Segundo o capitão, a liberação da posse iria impactar no aumento de ocorrências em geral, pois haveria a alteração do estado psicológico dos consumidores, provocado pelo princípio ativo da substância. “Além disso, o policial sempre estaria na dúvida se haveria configuração de tráfico de entorpecentes, podendo gerar desconforto entre o abordado e o policial. Ainda vejo, a longo prazo, sendo a maconha a porta de entrada para outras substâncias mais prejudiciais. Haveria o aumento de problemas que refletem diretamente na criminalidade. Imaginem uma praça cheia de crianças com seus pais e adolescentes consumindo entorpecentes nas proximidades.” Engster destaca que a maioria da população é contra o consumo.
Ele também cita que a descriminalização oportunizaria o tráfico de drogas em menor quantidade durante o dia. “Acredito que seria a primeira artimanha a ser utilizada.” Atualmente, sobre os casos de flagrante, observa que não há bem um limite de quantidade para estabelecer a diferença de posse para o tráfico.
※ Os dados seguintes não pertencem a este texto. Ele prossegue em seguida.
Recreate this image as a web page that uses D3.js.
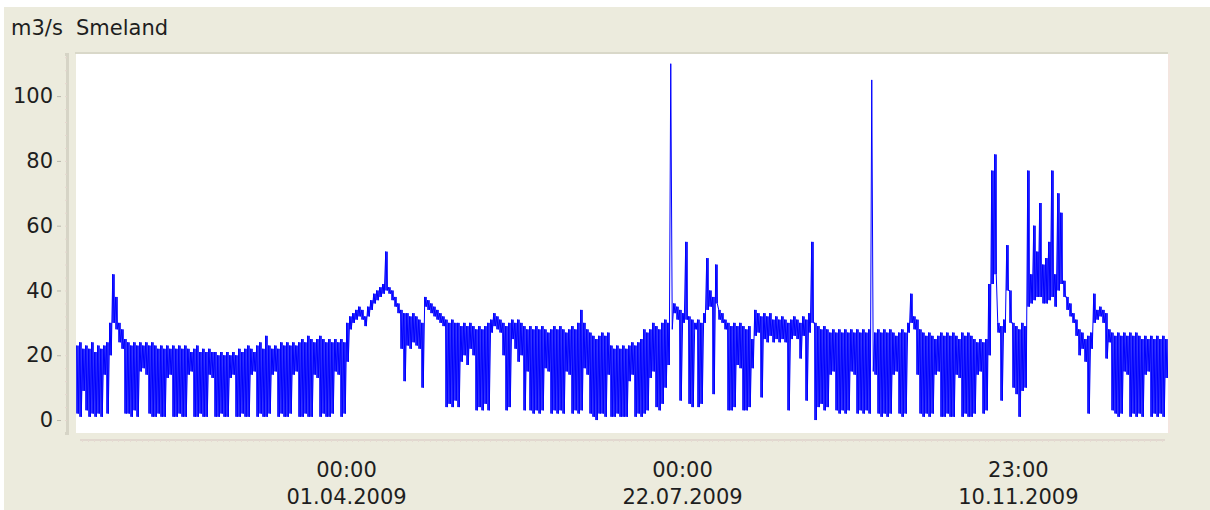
<!DOCTYPE html>
<html>
<head>
<meta charset="utf-8">
<script src="https://cdn.jsdelivr.net/npm/d3@7"></script>
<style>
  html, body { margin: 0; padding: 0; background: #ffffff; }
  svg { display: block; }
  text { font-family: "DejaVu Sans", Verdana, sans-serif; }
</style>
</head>
<body>
<svg id="chart" width="1210" height="510"></svg>
<script>
// ---- data: daily high / low of the flow (m3/s), 1 Jan 2009 .. 31 Dec 2009 ----
const dayHigh = [
  // Jan
  23,24,22,23,22,24,21,23,22,23, 24,30,45,38,30,28,25,24,23,24, 23,24,23,24,23,24,23,22,23,22, 23,
  // Feb
  22,23,22,23,22,23,22,21,22,23, 21,22,21,22,21,21,20,21,20,21, 20,21,20,22,21,22,23,22,
  // Mar
  21,23,24,22,26,23,22,23,22,24, 23,24,23,24,23,24,25,24,26,25, 24,25,26,25,24,25,24,25,24,25, 24,
  // Apr
  30,32,33,34,35,34,32,35,37,39, 40,41,42,52,41,40,38,36,34,33, 33,32,33,32,31,30,38,37,36,35,
  // May
  34,33,32,31,30,31,30,30,29,30, 29,30,29,28,29,28,29,30,31,33, 32,31,30,29,30,31,30,31,30,29, 28,
  // Jun
  29,28,29,28,29,28,27,28,29, 28,29,28,27,28,29,28,30,34,30, 28,27,26,25,26,27,26,27,23,22, 23,
  // Jul
  22,23,22,23,24,23,24,25,28, 27,28,30,29,28,30,31,30,110,36, 35,34,33,55,32,31,30,31,30,33, 50,40,
  // Aug
  38,48,34,33,31,30,29,30, 29,30,29,28,29,25,34,33,32,33, 32,33,31,32,31,32,31,30,31,32, 31,30,32,
  // Sep
  31,33,55,30,29,28,29, 28,27,28,27,28,27,28,27,28,27, 28,27,28,27,28,105,27,28,27,28, 27,28,27,
  // Oct
  26,27,28,27,30,39,32, 31,28,27,26,27,26,25,26,27,26, 27,26,27,26,25,27,26,27,26,25, 24,25,24,25,
  // Nov
  42,77,82,30,29,31, 54,40,30,29,28,30,29,77,45,60, 52,67,48,50,55,77,45,70,64,43, 38,36,33,31,
  // Dec
  28,27,25,26,27,39, 34,35,34,33,28,27,26,27,26,27, 26,27,26,27,26,25,26,25,26,25, 26,25,26,25,24
];
const dayLow = [
  // Jan
  2,1,9,3,1,2,1,2,1,14, 2,20,30,28,24,22,2,2,1,3, 1,15,16,14,2,1,1,2,1,1, 13,
  // Feb
  14,1,1,2,1,1,14,15,1, 1,2,1,1,14,13,1,1,2,1, 1,13,14,1,1,2,1,1,14,
  // Mar
  15, 1,2,1,1,2,14,15,1,2,1, 1,2,14,15,1,1,2,1,1,14, 13,1,2,1,1,2,15,14,1,2,
  // Apr
  18,28,30,31,32,31,29,32,34,36, 37,38,39,40,39,37,35,33,22,12, 23,22,24,23,22,10,35,34,33,32,
  // May
  31,30,29,4,5,4,6,4,18,20, 17,22,20,3,4,3,5,3,27,29, 28,27,20,3,4,25,22,18,20,3, 15,
  // Jun
  3,2,3,2,3,16,15,2,3, 2,3,2,15,14,2,3,2,3,16, 14,2,1,0,2,2,1,14,1,1, 2,
  // Jul
  1,1,1,12,14,1,2,1,2, 3,13,15,4,3,5,10,17,28,33, 31,6,30,31,5,4,28,4,5,30, 34,35,
  // Aug
  8,36,31,30,28,3,3,4, 17,16,3,3,4,16,26,27,7,25, 24,26,24,25,24,25,24,3,25,26, 25,19,26,
  // Sep
  6,27,30,0,4,5,3, 4,14,15,3,2,3,2,3,15,14, 2,3,2,3,2,15,14,2,1,2, 1,2,14,
  // Oct
  15,2,1,2,27,30,28, 14,2,1,2,1,2,14,15,1,1, 2,1,1,14,13,1,2,1,1,2, 14,15,2,3,
  // Nov
  20,42,45,27,6,27, 40,30,10,8,1,9,10,35,36,37, 38,38,36,36,37,38,35,40,42,38, 34,32,30,26,
  // Dec
  20,22,18,2,22,30, 31,32,30,19,24,3,2,1,2,15, 14,1,2,1,2,1,14,15,1,2, 1,2,1,13,1
];
const yTickValues = [0, 20, 40, 60, 80, 100];
const xTickDates = ["2009-04-01T00:00:00Z", "2009-07-22T00:00:00Z", "2009-11-10T23:00:00Z"];
const xTickTimeLabels = ["00:00", "00:00", "23:00"];
const xTickDateLabels = ["01.04.2009", "22.07.2009", "10.11.2009"];
const unitLabel = "m3/s";
const stationLabel = "Smeland";

// ---- layout ----
const svg = d3.select("#chart");
const plot = { left: 76, top: 54, right: 1168, bottom: 433 };

svg.append("rect").attr("x", 4).attr("y", 7).attr("width", 1206).attr("height", 503)
  .attr("fill", "#ecebdd");
svg.append("rect").attr("x", plot.left).attr("y", plot.top)
  .attr("width", plot.right - plot.left).attr("height", plot.bottom - plot.top)
  .attr("fill", "#ffffff");
svg.append("line").attr("x1", plot.left - 1).attr("x2", plot.right).attr("y1", plot.top - 1).attr("y2", plot.top - 1)
  .attr("stroke", "#d9d8c9").attr("stroke-width", 2);
svg.append("line").attr("x1", plot.right + 1).attr("x2", plot.right + 1).attr("y1", plot.top).attr("y2", plot.bottom)
  .attr("stroke", "#f3e6e0").attr("stroke-width", 2);

const x = d3.scaleUtc()
  .domain([new Date(Date.UTC(2009, 0, 1)), new Date(Date.UTC(2010, 0, 1))])
  .range([76, 1171]);
const y = d3.scaleLinear().domain([-4, 113]).range([plot.bottom, plot.top]);

// ---- series ----
const start = new Date(Date.UTC(2009, 0, 1));
const days = dayHigh.map((h, i) => ({
  t0: d3.utcDay.offset(start, i),
  t1: d3.utcDay.offset(start, i + 1),
  hi: h,
  lo: dayLow[i]
}));
const points = [];
days.forEach(d => {
  points.push({ t: d3.utcHour.offset(d.t0, 6), v: d.hi });
  points.push({ t: d3.utcHour.offset(d.t0, 18), v: d.lo });
});

svg.append("clipPath").attr("id", "clip").append("rect")
  .attr("x", plot.left).attr("y", plot.top)
  .attr("width", plot.right - plot.left).attr("height", plot.bottom - plot.top);

const series = svg.append("g").attr("clip-path", "url(#clip)");

// daily range (high-low) as columns
series.selectAll("rect.range").data(days.filter(d => d.hi < 90)).join("rect")
  .attr("class", "range")
  .attr("x", d => x(d.t0))
  .attr("width", d => x(d.t1) - x(d.t0))
  .attr("y", d => y(d.hi))
  .attr("height", d => Math.max(0, y(d.lo) - y(d.hi)))
  .attr("fill", "#0000ff")
  .attr("fill-opacity", 0.8);

// trace joining the daily highs and lows
const line = d3.line().x(d => x(d.t)).y(d => y(d.v));
series.append("path").datum(points)
  .attr("d", line)
  .attr("fill", "none")
  .attr("stroke", "#0000ff")
  .attr("stroke-width", 1)
  .attr("stroke-linejoin", "round");

// ---- y axis ----
const yMinor = svg.append("g").attr("transform", "translate(67,0)")
  .call(d3.axisLeft(y).tickValues(d3.range(0, 113, 4)).tickSize(2).tickFormat(""));
yMinor.select(".domain").attr("stroke", "#d6d4c6").attr("stroke-width", 3);
yMinor.selectAll(".tick line").attr("stroke", "#e6d6cf");

const yAxis = svg.append("g").attr("transform", "translate(61,0)")
  .call(d3.axisLeft(y).tickValues(yTickValues).tickSize(4).tickPadding(4));
yAxis.select(".domain").remove();
yAxis.selectAll(".tick line").attr("stroke", "#b8b7ab");
yAxis.selectAll(".tick text")
  .attr("fill", "#1e1e1e").style("font-size", "21px")
  .style("font-family", "'DejaVu Sans', Verdana, sans-serif");

// ---- x axis ----
const xMinor = svg.append("g").attr("transform", "translate(0,440)")
  .call(d3.axisBottom(x).ticks(d3.utcDay.every(2)).tickSize(2).tickFormat(""));
xMinor.select(".domain").attr("stroke", "#e1d8cf").attr("stroke-width", 2)
  .attr("d", "M80,0H1165");
xMinor.selectAll(".tick line").attr("stroke", "#e6dad2");
xMinor.selectAll(".tick").filter(d => x(d) < 80 || x(d) > 1165).remove();

const tickDates = xTickDates.map(s => new Date(s));
const xAxis = svg.append("g").attr("transform", "translate(0,440)")
  .call(d3.axisBottom(x).tickValues(tickDates).tickSize(0).tickFormat(""));
xAxis.select(".domain").remove();
xAxis.selectAll(".tick text").each(function (d, i) {
  const t = d3.select(this).attr("y", null).attr("dy", null)
    .attr("fill", "#1e1e1e").style("font-size", "21px");
  t.append("tspan").attr("x", 0).attr("y", 37).text(xTickTimeLabels[i]);
  t.append("tspan").attr("x", 0).attr("y", 64).text(xTickDateLabels[i]);
});

// ---- title ----
svg.append("text").attr("x", 11).attr("y", 35).attr("fill", "#1e1e1e")
  .style("font-size", "21px").text(unitLabel);
svg.append("text").attr("x", 76).attr("y", 35).attr("fill", "#1e1e1e")
  .style("font-size", "21px").text(stationLabel);
</script>
</body>
</html>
Portanto, o que influencia são as circunstâncias da prisão. Se o abordado estiver com certa quantidade de entorpecente, mas é localizado em ponto de traficância, possui balança de precisão, dinheiro trocado, geralmente se configura o crime de tráfico. “Não havendo circunstâncias de tráfico, o policial faz um termo circunstanciado no local e libera o abordado após assinar para comparecer ao juizado. Para a posse não existe previsão de pena privativa de liberdade.”
Em relação aos números em Arroio do Meio, Engster divulga que no primeiro semestre de 2023, foram feitos 45 termos circunstanciados para usuários. Ele observa que isso pode representar produtividade no trabalho da Brigada Militar, porque quanto mais pessoas abordadas em situação suspeita, mais ocorre a prevenção de forma efetiva. “A posse do entorpecente, geralmente, é uma consequência da abordagem.”